Bryce Canyon is a sprawling National Park in southern Utah featuring unique rock formations called Hoodoos and a beautiful ombre of red, orange, and white panoramic views. The park itself is actually a collection of naturally occurring amphitheaters with the highest rim sitting at 9,105 feet and the lowest point at 6,620 feet, resulting in a change in elevation of 2,485 feet.

bryce canyon utah

Because the elevation is higher, Bryce Canyon National Park stays much cooler than nearby Zion and Grand Canyon National Parks, so it’s still nice to visit even in the hottest months.

 

The park boasts trails of all levels, from easy to strenuous, and also accommodates backcountry camping for those seeking a bit more adventure. There are tons of choices if you’re planning to hike in Bryce Canyon.

 

Queens Garden Trail

The Queens Garden trail is only 1.8 miles long but goes right into the canyon and offers a great option for grandparents and kids alike, or, if you only have a short amount of time to see the sights. Use your imagination and you might even spot Queen Victoria at the end of a short spur trail.

Queens Garden Trail at sunrise

Queens Garden Trail at sunrise

Rim Trail

A longer but still easy trail is the Rim Trail, taking you the full 11 miles around the rim of the canyon and visiting the four main viewpoints, including Sunset Point, where you’ll get the best vista for observing sunset. The trail is paved and fairly level the whole way around.

View from Rim Trail Bryce Canyon

View from Rim Trail

Navajo Trail

A slightly more difficult and popular trail is the Navajo Trail. The loop begins at Sunset Point and takes you down into the main amphitheater through a slot canyon, where you can see Douglas Fir trees reaching high into the sky. The trail is short at only 1.3 miles round trip but you’ll want good closed-toed shoes to make the trip.

navajo trail bryce canyon

Navajo Trail loop

Fairyland Loop

If you have all day to spend hiking and are ready to dive in head first, the Fairyland Loop is a great trail to take you all through the park and offers the most diverse landscapes and vistas. It’s a fairly long trail at 8 miles and has multiple elevation changes. Plan on 4-5 hours on this hike, take plenty of water, and watch out for snakes!

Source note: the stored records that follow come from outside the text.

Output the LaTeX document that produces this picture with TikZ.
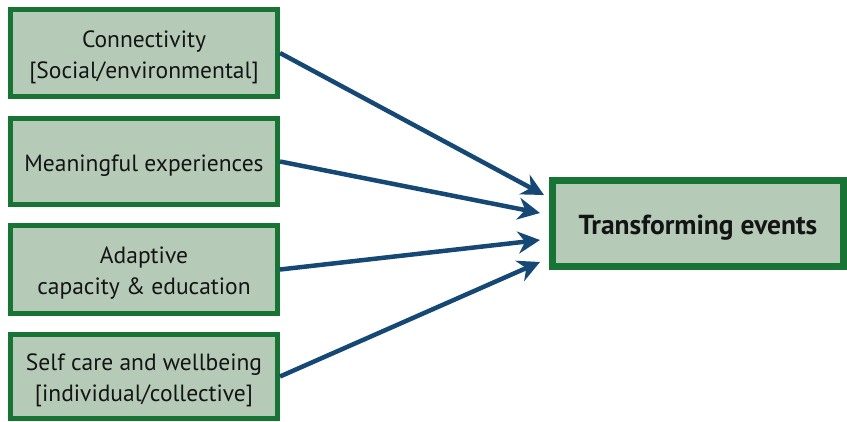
\documentclass[tikz,border=0pt]{standalone}
\usepackage{fontspec}
\setmainfont{PT Sans}
\usetikzlibrary{arrows.meta,calc}
\definecolor{boxfill}{RGB}{181,203,184}
\definecolor{boxline}{RGB}{24,116,52}
\definecolor{arrowblue}{RGB}{22,72,118}
\definecolor{txt}{RGB}{20,20,20}
\tikzset{
  srcbox/.style={draw=boxline, fill=boxfill, line width=5pt, minimum width=267pt, inner sep=0pt},
  srclbl/.style={align=center, text=txt, inner sep=0pt, font=\fontsize{23.5}{31}\selectfont},
  tgtbox/.style={draw=boxline, fill=boxfill, line width=7pt, minimum width=291pt,
    minimum height=86pt, inner sep=0pt},
  tgtlbl/.style={text=txt, inner sep=0pt, font=\fontsize{27.5}{30}\selectfont\bfseries},
  arr/.style={draw=arrowblue, line width=4.5pt, -{Stealth[length=22pt,width=22pt,inset=7pt]}}
}
\begin{document}
\begin{tikzpicture}[x=1pt,y=-1pt]
\useasboundingbox (0,0) rectangle (847,421);
\node[srcbox, minimum height=87pt] (b1) at (144,53) {};
\node[srcbox, minimum height=86pt] (b2) at (144,161.5) {};
\node[srcbox, minimum height=88pt] (b3) at (144,269.5) {};
\node[srcbox, minimum height=84pt] (b4) at (144,376.5) {};
\node[tgtbox] (t) at (698,223.5) {};
\node[srclbl] (l1) at ($(b1.center)+(0,4)$) {Connectivity\\{}[Social/environmental]};
\node[srclbl] (l2) at ($(b2.center)+(0,4)$) {Meaningful experiences};
\node[srclbl] (l3) at ($(b3.center)+(0,4)$) {Adaptive\\capacity \& education};
\node[srclbl] (l4) at ($(b4.center)+(0,4)$) {Self care and wellbeing\\{}[individual/collective]};
\node[tgtlbl] (lt) at ($(t.center)+(0,4)$) {Transforming events};
\draw[arr] (b1.east) -- ($(t.west)+(-5,-28.5)$);
\draw[arr] (b2.east) -- ($(t.west)+(-9,-10.5)$);
\draw[arr] (b3.east) -- ($(t.west)+(-9,16.5)$);
\draw[arr] (b4.east) -- ($(t.west)+(-9,38.5)$);
\end{tikzpicture}
\end{document}
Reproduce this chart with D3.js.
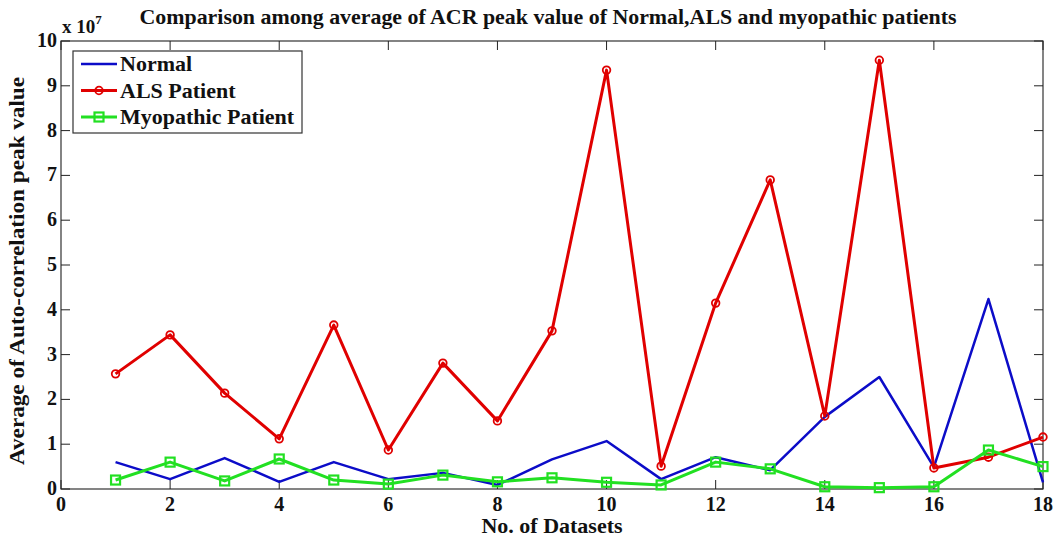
<!DOCTYPE html>
<html>
<head>
<meta charset="utf-8">
<script src="https://cdn.jsdelivr.net/npm/d3@7"></script>
<style>
  body { margin: 0; background: #fff; }
  svg text { font-family: "Liberation Serif", "Times New Roman", Times, "DejaVu Serif", serif; font-weight: 700; fill: #111; }
</style>
</head>
<body>
<svg id="chart" width="1059" height="540"></svg>
<script>
// values in units of 1e7
const datasets = d3.range(1, 19);
const normal = [0.60, 0.22, 0.69, 0.16, 0.60, 0.22, 0.36, 0.09, 0.66, 1.07, 0.22, 0.71, 0.42, 1.61, 2.50, 0.49, 4.24, 0.15];
const als = [2.57, 3.44, 2.14, 1.12, 3.66, 0.87, 2.81, 1.52, 3.53, 9.35, 0.51, 4.15, 6.90, 1.63, 9.57, 0.47, 0.71, 1.16];
const myopathic = [0.20, 0.60, 0.18, 0.67, 0.20, 0.11, 0.31, 0.16, 0.25, 0.15, 0.09, 0.60, 0.45, 0.05, 0.03, 0.05, 0.87, 0.50];
const xTicks = [0, 2, 4, 6, 8, 10, 12, 14, 16, 18];
const yTicks = [0, 1, 2, 3, 4, 5, 6, 7, 8, 9, 10];

const series = [
  { name: "Normal", values: normal, color: "#0c0cc8", width: 2.5, marker: "none" },
  { name: "ALS Patient", values: als, color: "#e00000", width: 3, marker: "circle" },
  { name: "Myopathic Patient", values: myopathic, color: "#22e022", width: 3, marker: "square" },
];

const svg = d3.select("#chart");
const plot = { left: 61, right: 1043, top: 41, bottom: 489 };

const x = d3.scaleLinear().domain([0, 18]).range([plot.left, plot.right]);
const y = d3.scaleLinear().domain([0, 10]).range([plot.bottom, plot.top]);

// axes box
svg.append("rect")
  .attr("x", plot.left).attr("y", plot.top)
  .attr("width", plot.right - plot.left).attr("height", plot.bottom - plot.top)
  .attr("fill", "none").attr("stroke", "#333").attr("stroke-width", 1.2);

// inward ticks on all sides
const tickG = svg.append("g").attr("stroke", "#222").attr("stroke-width", 1);
xTicks.forEach((t) => {
  tickG.append("line").attr("x1", x(t)).attr("x2", x(t)).attr("y1", plot.bottom).attr("y2", plot.bottom - 9);
  tickG.append("line").attr("x1", x(t)).attr("x2", x(t)).attr("y1", plot.top).attr("y2", plot.top + 9);
});
yTicks.forEach((t) => {
  tickG.append("line").attr("x1", plot.left).attr("x2", plot.left + 9).attr("y1", y(t)).attr("y2", y(t));
  tickG.append("line").attr("x1", plot.right).attr("x2", plot.right - 9).attr("y1", y(t)).attr("y2", y(t));
});

svg.append("g").selectAll("text")
  .data(xTicks).enter().append("text")
  .attr("x", (d) => x(d)).attr("y", plot.bottom + 22)
  .attr("text-anchor", "middle").attr("font-size", 20)
  .text((d) => d);

svg.append("g").selectAll("text")
  .data(yTicks).enter().append("text")
  .attr("x", plot.left - 4).attr("y", (d) => y(d) + 6)
  .attr("text-anchor", "end").attr("font-size", 20)
  .text((d) => d);

// exponent
const ex = svg.append("text").attr("x", 62).attr("y", 33).attr("font-size", 19);
ex.append("tspan").text("x 10");
ex.append("tspan").attr("dy", -9).attr("font-size", 13).text("7");

// title + axis labels
svg.append("text")
  .attr("x", 548).attr("y", 24)
  .attr("text-anchor", "middle").attr("font-size", 22)
  .attr("textLength", 817).attr("lengthAdjust", "spacingAndGlyphs")
  .text("Comparison among average of ACR peak value of Normal,ALS and myopathic patients");

svg.append("text")
  .attr("x", 552).attr("y", 533)
  .attr("text-anchor", "middle").attr("font-size", 22)
  .text("No. of Datasets");

svg.append("text")
  .attr("transform", "translate(24, 271) rotate(-90)")
  .attr("text-anchor", "middle").attr("font-size", 22)
  .attr("textLength", 388).attr("lengthAdjust", "spacingAndGlyphs")
  .text("Average of Auto-correlation peak value");

// lines
const line = d3.line().x((d, i) => x(datasets[i])).y((d) => y(d));

series.forEach((s) => {
  svg.append("path")
    .datum(s.values)
    .attr("d", line)
    .attr("fill", "none")
    .attr("stroke", s.color)
    .attr("stroke-width", s.width)
    .attr("stroke-linejoin", "round");

  if (s.marker === "circle") {
    svg.append("g").selectAll("circle")
      .data(s.values).enter().append("circle")
      .attr("cx", (d, i) => x(datasets[i])).attr("cy", (d) => y(d))
      .attr("r", 3.8)
      .attr("fill", "none").attr("stroke", s.color).attr("stroke-width", 1.8);
  } else if (s.marker === "square") {
    svg.append("g").selectAll("rect")
      .data(s.values).enter().append("rect")
      .attr("x", (d, i) => x(datasets[i]) - 4.5).attr("y", (d) => y(d) - 4.5)
      .attr("width", 9).attr("height", 9)
      .attr("fill", "none").attr("stroke", s.color).attr("stroke-width", 2.2);
  }
});

// legend
const legend = svg.append("g");
legend.append("rect")
  .attr("x", 73).attr("y", 51).attr("width", 229).attr("height", 82)
  .attr("fill", "#fff").attr("stroke", "#333").attr("stroke-width", 1.2);

const legendG = legend.selectAll(".legend")
  .data(series).enter().append("g")
  .attr("class", "legend")
  .attr("transform", (d, i) => `translate(0, ${64 + i * 26.5})`);

legendG.append("line")
  .attr("x1", 81).attr("x2", 117).attr("y1", 0).attr("y2", 0)
  .attr("stroke", (d) => d.color).attr("stroke-width", (d) => d.width);

legendG.filter((d) => d.marker === "circle").append("circle")
  .attr("cx", 99).attr("cy", 0).attr("r", 3.8)
  .attr("fill", "none").attr("stroke", (d) => d.color).attr("stroke-width", 1.8);

legendG.filter((d) => d.marker === "square").append("rect")
  .attr("x", 94.5).attr("y", -4.5).attr("width", 9).attr("height", 9)
  .attr("fill", "none").attr("stroke", (d) => d.color).attr("stroke-width", 2.2);

legendG.append("text")
  .attr("x", 120).attr("y", 7).attr("font-size", 22)
  .text((d) => d.name);
</script>
</body>
</html>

Tower Bridge on the Fairyland Loop Trail

Tower Bridge on the Fairyland Loop Trail

Camping

Backcountry camping is also allowed in the park, if you’re looking for a more off the beaten trail experience and an incredible view of the night skies. There are 8 campsites on the Under the Rim Trail and 4 on the Riggs Spring Loop trail. Backcountry camping is $5 per person and requires a permit.

Camping at Bryce Canyon National Park

Camping at Bryce Canyon National Park

As with all hiking experiences, safety should be your number one concern. Make sure to wear sturdy shoes, like hiking boots or tennis shoes that have thick soles and come up above your ankles. Carry at least one liter of water per person for every 3 hours of hiking, and always purify water found in the backcountry. Bring snacks as well, like protein bars or trail mix to keep you energized throughout the day.

Stargazing from Bryce Canyon National Park

Stargazing from Bryce Canyon National Park

Be sure not to miss the Astronomy Festival if you’re in the area, as you’re able to gaze on some of the darkest night skies in the country from a well-equipped telescope field.

If you have some time to explore the southwest, don’t miss Bryce Canyon National Park. The vibrant colors and endless vistas makes for a completely unique experience you’ll always remember.